TO DO: Copy out the data exactly, leaving the pictures behind.
==== SUPPLIED RECORDS
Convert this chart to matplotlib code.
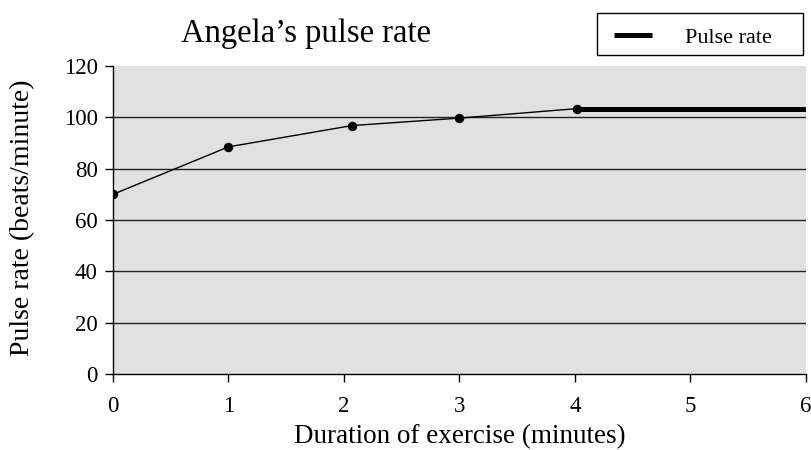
import matplotlib
matplotlib.use("Agg")
import matplotlib.pyplot as plt
from matplotlib.lines import Line2D
from matplotlib.patches import Rectangle

minutes = [0, 1, 2.07, 3, 4.02]
pulse = [70, 88.5, 96.8, 99.7, 103.4]
legend_x = [4.02, 6]
legend_y = [103.4, 103.4]
x_ticks = [0, 1, 2, 3, 4, 5, 6]
y_ticks = [0, 20, 40, 60, 80, 100, 120]
legend_label = 'Pulse rate'

plt.rcParams['font.family'] = ['Liberation Serif', 'DejaVu Serif']

W, H = 812, 450
fig = plt.figure(figsize=(W/100, H/100), dpi=100)
ax = fig.add_axes([113/W, 1-374/H, (806-113)/W, (374-66)/H])
ax.set_facecolor('#e1e1e1')

for yv in y_ticks[1:-1]:
    ax.axhline(yv, color='#222222', lw=1.0, zorder=1)

ax.plot(minutes, pulse, color='black', lw=1.0, marker='o', ms=5.8, zorder=3)
ax.plot(legend_x, legend_y, color='black', lw=3.6, solid_capstyle='butt', zorder=3)

ax.set_xlim(0, 6)
ax.set_ylim(0, 120)
ax.set_xticks(x_ticks)
ax.set_yticks(y_ticks)
ax.tick_params(axis='both', labelsize=16.5, direction='out', length=6, width=1, colors='black')
ax.tick_params(axis='x', pad=10)
ax.tick_params(axis='y', pad=5)
for s in ['top', 'right']:
    ax.spines[s].set_visible(False)
for s in ['left', 'bottom']:
    ax.spines[s].set_linewidth(1.0)

ax.set_xlabel('Duration of exercise (minutes)', fontsize=19.5)
ax.xaxis.set_label_coords(460/W, 1-443/H, transform=fig.transFigure)
ax.xaxis.label.set_va('baseline')
ax.set_ylabel('Pulse rate (beats/minute)', fontsize=20)
ax.yaxis.set_label_coords(23/W, 1-218/H, transform=fig.transFigure)
ax.yaxis.label.set_va('center')

fig.text(306.5/W, 1-42/H, 'Angela\u2019s pulse rate', fontsize=23.5, ha='center', va='baseline')

# legend box
fig.patches.append(Rectangle((597/W, 1-55/H), (803-597)/W, (55-13)/H,
                             transform=fig.transFigure, fill=False,
                             edgecolor='black', lw=1.0))
fig.lines.append(Line2D([614/W, 652/W], [1-35/H, 1-35/H], transform=fig.transFigure,
                        color='black', lw=3.6, solid_capstyle='butt'))
fig.text(685/W, 1-43/H, legend_label, fontsize=16, ha='left', va='baseline')

fig.savefig('out.png', dpi=100)
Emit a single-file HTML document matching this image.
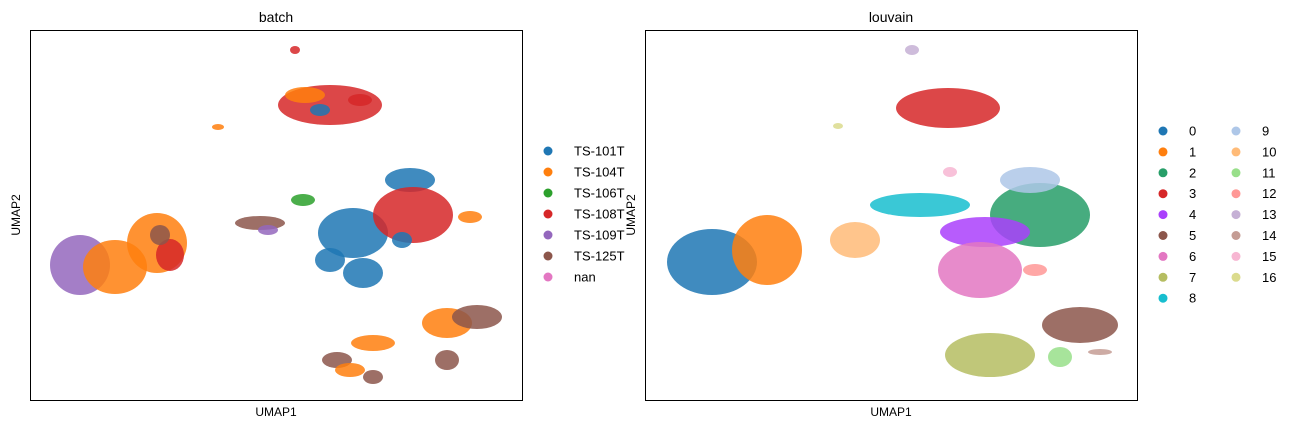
========
RESULT OF THIS TASK:
Convert this chart to matplotlib code.
import matplotlib
matplotlib.use("Agg")
import matplotlib.pyplot as plt
from matplotlib.lines import Line2D
from matplotlib.patches import Rectangle

minutes = [0, 1, 2.07, 3, 4.02]
pulse = [70, 88.5, 96.8, 99.7, 103.4]
legend_x = [4.02, 6]
legend_y = [103.4, 103.4]
x_ticks = [0, 1, 2, 3, 4, 5, 6]
y_ticks = [0, 20, 40, 60, 80, 100, 120]
legend_label = 'Pulse rate'

plt.rcParams['font.family'] = ['Liberation Serif', 'DejaVu Serif']

W, H = 812, 450
fig = plt.figure(figsize=(W/100, H/100), dpi=100)
ax = fig.add_axes([113/W, 1-374/H, (806-113)/W, (374-66)/H])
ax.set_facecolor('#e1e1e1')

for yv in y_ticks[1:-1]:
    ax.axhline(yv, color='#222222', lw=1.0, zorder=1)

ax.plot(minutes, pulse, color='black', lw=1.0, marker='o', ms=5.8, zorder=3)
ax.plot(legend_x, legend_y, color='black', lw=3.6, solid_capstyle='butt', zorder=3)

ax.set_xlim(0, 6)
ax.set_ylim(0, 120)
ax.set_xticks(x_ticks)
ax.set_yticks(y_ticks)
ax.tick_params(axis='both', labelsize=16.5, direction='out', length=6, width=1, colors='black')
ax.tick_params(axis='x', pad=10)
ax.tick_params(axis='y', pad=5)
for s in ['top', 'right']:
    ax.spines[s].set_visible(False)
for s in ['left', 'bottom']:
    ax.spines[s].set_linewidth(1.0)

ax.set_xlabel('Duration of exercise (minutes)', fontsize=19.5)
ax.xaxis.set_label_coords(460/W, 1-443/H, transform=fig.transFigure)
ax.xaxis.label.set_va('baseline')
ax.set_ylabel('Pulse rate (beats/minute)', fontsize=20)
ax.yaxis.set_label_coords(23/W, 1-218/H, transform=fig.transFigure)
ax.yaxis.label.set_va('center')

fig.text(306.5/W, 1-42/H, 'Angela\u2019s pulse rate', fontsize=23.5, ha='center', va='baseline')

# legend box
fig.patches.append(Rectangle((597/W, 1-55/H), (803-597)/W, (55-13)/H,
                             transform=fig.transFigure, fill=False,
                             edgecolor='black', lw=1.0))
fig.lines.append(Line2D([614/W, 652/W], [1-35/H, 1-35/H], transform=fig.transFigure,
                        color='black', lw=3.6, solid_capstyle='butt'))
fig.text(685/W, 1-43/H, legend_label, fontsize=16, ha='left', va='baseline')

fig.savefig('out.png', dpi=100)
Emit a single-file HTML document matching this image.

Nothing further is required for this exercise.